Existe um conceito comercial no circuito exibidor batizado por Hollywood como sleeper que se usa para definir longas que chegam sem muito alarde midiático, mordem fatia fiel de público, não a largam e ficam em cartaz... ficam... ficam... mês após mês, sem se deixar abater por concorrentes mais formulaicos. Este ano, o "dorminhoco" (tradução literal do termo) da vez é "Um Lugar Bem Longe Daqui" ("Where The Crawdads Sing"), drama com cara de novela das seis e cheio de retidão em suas propostas estéticas aparentemente simples no trânsito pelo folhetim.

Seu chamariz é a matéria-prima: o romance homônimo de Delia Owens, mega-seller, que vendeu 2 milhões de exemplares lá fora, e brilha nas livrarias do Brasil. Livro daqueles de dar porre e grudar o leitor em suas páginas. A mesma coisa se passa com o filme, vitaminado pela imolação em cena de sua protagonista, Daisy Edgar-Jones, conhecida pela minissérie "Normal People". O êxito de sua consagração popular nas telonas se mede por um faturamento que beira US$ 62 milhões.

Não por acaso, "Um Lugar Bem Longe Daqui" vai ganhar uma projeção no Festival de Locarno nesta sexta-feira. Sua presença na 75ª edição de uma das mostras mais prestigiadas do mundo é parte do interesse de seu diretor artístico, o crítico Giona A. Nazzaro, em narrativas de gênero - no caso, uma mistura de melodrama com thriller jurídico - e em trama pautadas pelo empoderamento feminino. E a personagem delineada na prosa de Delia é um primor para se retratar a resiliência, sobretudo sob a direção segura de Olivia Newman.

A realizadora de "Minha Primeira Luta" (2018) dá ao enredo pinçado do livro de Delia uma cobertura de açúcar folhetinesca, a fim de equilibrar toda a dor que sua personagem central encara. Sua heroína é uma jovem catadora de mexilhões, Kya (Daisy Edgar-Jones), criada num pântano por um pai violento cujo cinto marca o rosto de seus filhos e de sua mulher. Kya é abandonada gradualmente pela mãe e por seus irmãos, até ver o próprio pai sumir no mapa, quando ainda é criança. Com a ajuda de um casal de comerciantes, a garota se vira nos 30, solitária, analfabeta, educada apenas pela natureza, em sua relação com conchas. Vai aprender a ler com o filho de um pescador e cria anticorpos à brutalidade do mundo em sua relação com conchas e seres aquáticos.
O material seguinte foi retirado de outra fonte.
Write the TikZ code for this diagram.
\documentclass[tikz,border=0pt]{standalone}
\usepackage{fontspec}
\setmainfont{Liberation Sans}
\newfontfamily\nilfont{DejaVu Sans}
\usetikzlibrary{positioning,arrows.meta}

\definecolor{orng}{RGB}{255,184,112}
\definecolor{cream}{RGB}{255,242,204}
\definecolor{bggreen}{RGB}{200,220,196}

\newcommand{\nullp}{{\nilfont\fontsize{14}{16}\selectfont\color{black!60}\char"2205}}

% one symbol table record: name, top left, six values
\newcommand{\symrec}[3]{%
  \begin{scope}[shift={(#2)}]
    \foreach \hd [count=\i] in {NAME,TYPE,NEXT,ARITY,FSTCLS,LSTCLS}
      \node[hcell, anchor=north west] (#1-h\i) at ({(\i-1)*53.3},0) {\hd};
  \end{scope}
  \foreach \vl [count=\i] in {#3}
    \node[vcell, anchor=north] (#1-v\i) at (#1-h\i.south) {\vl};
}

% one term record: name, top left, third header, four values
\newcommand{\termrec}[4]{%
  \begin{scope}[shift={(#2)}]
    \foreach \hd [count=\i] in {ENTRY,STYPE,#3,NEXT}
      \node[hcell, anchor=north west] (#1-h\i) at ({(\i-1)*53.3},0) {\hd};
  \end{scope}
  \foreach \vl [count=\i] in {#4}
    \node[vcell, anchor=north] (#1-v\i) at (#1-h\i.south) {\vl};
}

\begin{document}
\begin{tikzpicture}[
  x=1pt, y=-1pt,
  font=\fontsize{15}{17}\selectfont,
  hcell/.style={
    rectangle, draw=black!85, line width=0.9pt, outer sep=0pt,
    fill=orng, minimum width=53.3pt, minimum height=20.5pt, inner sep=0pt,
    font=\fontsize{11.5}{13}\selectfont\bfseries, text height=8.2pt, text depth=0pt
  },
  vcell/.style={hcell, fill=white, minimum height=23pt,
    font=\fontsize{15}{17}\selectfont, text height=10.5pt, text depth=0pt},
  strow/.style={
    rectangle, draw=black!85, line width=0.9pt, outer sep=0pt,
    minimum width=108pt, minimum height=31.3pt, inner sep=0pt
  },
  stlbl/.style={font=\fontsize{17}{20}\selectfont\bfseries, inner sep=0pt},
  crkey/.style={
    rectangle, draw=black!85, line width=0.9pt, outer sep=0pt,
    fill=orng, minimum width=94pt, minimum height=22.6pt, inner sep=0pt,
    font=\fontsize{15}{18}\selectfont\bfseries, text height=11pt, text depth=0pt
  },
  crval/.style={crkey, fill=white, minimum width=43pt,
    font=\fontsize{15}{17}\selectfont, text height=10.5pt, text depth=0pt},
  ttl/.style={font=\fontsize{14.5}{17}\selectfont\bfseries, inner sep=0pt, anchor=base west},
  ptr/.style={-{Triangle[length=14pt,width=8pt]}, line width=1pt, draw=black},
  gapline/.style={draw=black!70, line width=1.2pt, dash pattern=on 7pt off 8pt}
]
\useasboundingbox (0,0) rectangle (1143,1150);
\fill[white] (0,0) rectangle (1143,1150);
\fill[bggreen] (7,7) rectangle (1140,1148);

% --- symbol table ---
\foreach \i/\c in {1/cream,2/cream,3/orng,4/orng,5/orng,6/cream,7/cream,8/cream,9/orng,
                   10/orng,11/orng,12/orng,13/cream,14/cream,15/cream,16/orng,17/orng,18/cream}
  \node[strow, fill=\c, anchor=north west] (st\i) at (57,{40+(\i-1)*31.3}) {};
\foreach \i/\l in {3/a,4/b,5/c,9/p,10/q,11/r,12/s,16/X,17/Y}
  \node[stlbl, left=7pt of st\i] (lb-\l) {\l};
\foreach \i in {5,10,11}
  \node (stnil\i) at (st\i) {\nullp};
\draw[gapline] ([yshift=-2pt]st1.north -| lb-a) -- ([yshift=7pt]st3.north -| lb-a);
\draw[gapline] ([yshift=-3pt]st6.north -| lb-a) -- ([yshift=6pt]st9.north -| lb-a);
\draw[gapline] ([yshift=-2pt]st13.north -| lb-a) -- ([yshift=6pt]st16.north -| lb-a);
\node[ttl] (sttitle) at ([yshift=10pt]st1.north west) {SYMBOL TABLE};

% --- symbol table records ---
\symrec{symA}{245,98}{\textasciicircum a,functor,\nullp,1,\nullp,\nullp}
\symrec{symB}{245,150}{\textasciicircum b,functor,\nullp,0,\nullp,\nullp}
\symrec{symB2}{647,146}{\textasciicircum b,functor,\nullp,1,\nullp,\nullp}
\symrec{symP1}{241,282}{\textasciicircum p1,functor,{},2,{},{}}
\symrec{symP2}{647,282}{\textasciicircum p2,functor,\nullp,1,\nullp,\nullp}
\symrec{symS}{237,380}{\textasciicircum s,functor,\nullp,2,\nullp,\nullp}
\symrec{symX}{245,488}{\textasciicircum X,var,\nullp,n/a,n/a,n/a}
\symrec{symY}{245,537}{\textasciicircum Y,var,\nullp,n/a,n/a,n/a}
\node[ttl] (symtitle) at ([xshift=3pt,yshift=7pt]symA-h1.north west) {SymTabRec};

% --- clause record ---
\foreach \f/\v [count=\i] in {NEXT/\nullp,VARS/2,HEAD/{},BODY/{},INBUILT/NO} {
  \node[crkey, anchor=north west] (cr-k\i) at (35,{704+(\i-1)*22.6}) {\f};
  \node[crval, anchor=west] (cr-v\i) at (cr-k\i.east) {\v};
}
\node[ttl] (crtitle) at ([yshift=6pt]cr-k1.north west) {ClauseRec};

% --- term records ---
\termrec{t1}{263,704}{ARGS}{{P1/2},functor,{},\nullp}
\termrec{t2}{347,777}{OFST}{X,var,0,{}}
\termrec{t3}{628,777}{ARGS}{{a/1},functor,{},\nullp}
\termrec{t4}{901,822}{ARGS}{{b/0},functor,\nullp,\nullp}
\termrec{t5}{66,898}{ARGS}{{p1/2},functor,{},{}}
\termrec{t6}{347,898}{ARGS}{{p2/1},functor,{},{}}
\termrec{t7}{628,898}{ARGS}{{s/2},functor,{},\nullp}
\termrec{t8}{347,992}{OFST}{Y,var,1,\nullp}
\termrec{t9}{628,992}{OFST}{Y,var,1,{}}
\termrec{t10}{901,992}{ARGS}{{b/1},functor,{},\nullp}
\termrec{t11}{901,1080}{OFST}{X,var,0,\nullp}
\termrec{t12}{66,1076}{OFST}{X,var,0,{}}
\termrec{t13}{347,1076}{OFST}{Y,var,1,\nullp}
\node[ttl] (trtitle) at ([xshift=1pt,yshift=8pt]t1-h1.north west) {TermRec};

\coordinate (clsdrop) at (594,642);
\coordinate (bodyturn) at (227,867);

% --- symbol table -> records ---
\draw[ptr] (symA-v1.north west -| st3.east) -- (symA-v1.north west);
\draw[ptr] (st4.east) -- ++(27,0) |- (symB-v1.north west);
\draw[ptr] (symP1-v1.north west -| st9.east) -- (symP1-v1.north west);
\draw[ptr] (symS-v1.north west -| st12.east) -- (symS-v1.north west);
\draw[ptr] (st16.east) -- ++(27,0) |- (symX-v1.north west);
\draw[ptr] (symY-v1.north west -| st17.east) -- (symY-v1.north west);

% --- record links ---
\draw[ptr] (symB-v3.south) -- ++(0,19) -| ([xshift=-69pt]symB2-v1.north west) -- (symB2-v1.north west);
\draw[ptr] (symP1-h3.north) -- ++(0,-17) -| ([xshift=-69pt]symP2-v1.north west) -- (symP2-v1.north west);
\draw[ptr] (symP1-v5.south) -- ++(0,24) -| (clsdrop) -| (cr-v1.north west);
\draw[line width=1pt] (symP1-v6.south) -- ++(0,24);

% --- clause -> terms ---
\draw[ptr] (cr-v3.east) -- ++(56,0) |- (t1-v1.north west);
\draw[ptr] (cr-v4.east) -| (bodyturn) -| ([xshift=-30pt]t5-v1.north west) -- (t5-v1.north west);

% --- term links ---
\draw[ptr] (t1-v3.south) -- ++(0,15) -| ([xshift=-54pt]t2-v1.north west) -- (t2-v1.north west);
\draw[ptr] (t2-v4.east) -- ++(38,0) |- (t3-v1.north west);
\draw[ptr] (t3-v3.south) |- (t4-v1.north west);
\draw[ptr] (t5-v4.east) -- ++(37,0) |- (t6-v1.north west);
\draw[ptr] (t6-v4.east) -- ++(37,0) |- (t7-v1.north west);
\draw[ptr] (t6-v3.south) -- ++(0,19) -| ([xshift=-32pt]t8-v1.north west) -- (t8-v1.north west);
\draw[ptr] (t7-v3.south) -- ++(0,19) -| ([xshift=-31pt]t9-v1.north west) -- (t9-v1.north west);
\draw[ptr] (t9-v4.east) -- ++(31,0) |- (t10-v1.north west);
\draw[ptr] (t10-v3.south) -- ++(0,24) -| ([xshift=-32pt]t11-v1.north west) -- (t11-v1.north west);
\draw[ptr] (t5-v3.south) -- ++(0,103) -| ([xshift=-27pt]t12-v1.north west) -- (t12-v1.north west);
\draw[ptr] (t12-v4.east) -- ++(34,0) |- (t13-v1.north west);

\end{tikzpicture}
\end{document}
No desenho investigativo do memorialismo de Olivia Newman, ao dirigir o texto de Delia, Daisy explode na tela com uma vitalidade estonteante em sua atuação, sem derrapar um segundo sequer em caricaturas. Dosa fragilidades e fúria com equilíbrio. A edição joga com a memória, o passado e o presente de maneira sinuosa, criando uma tensão de prender o espectador na poltrona e jogar a chave fora.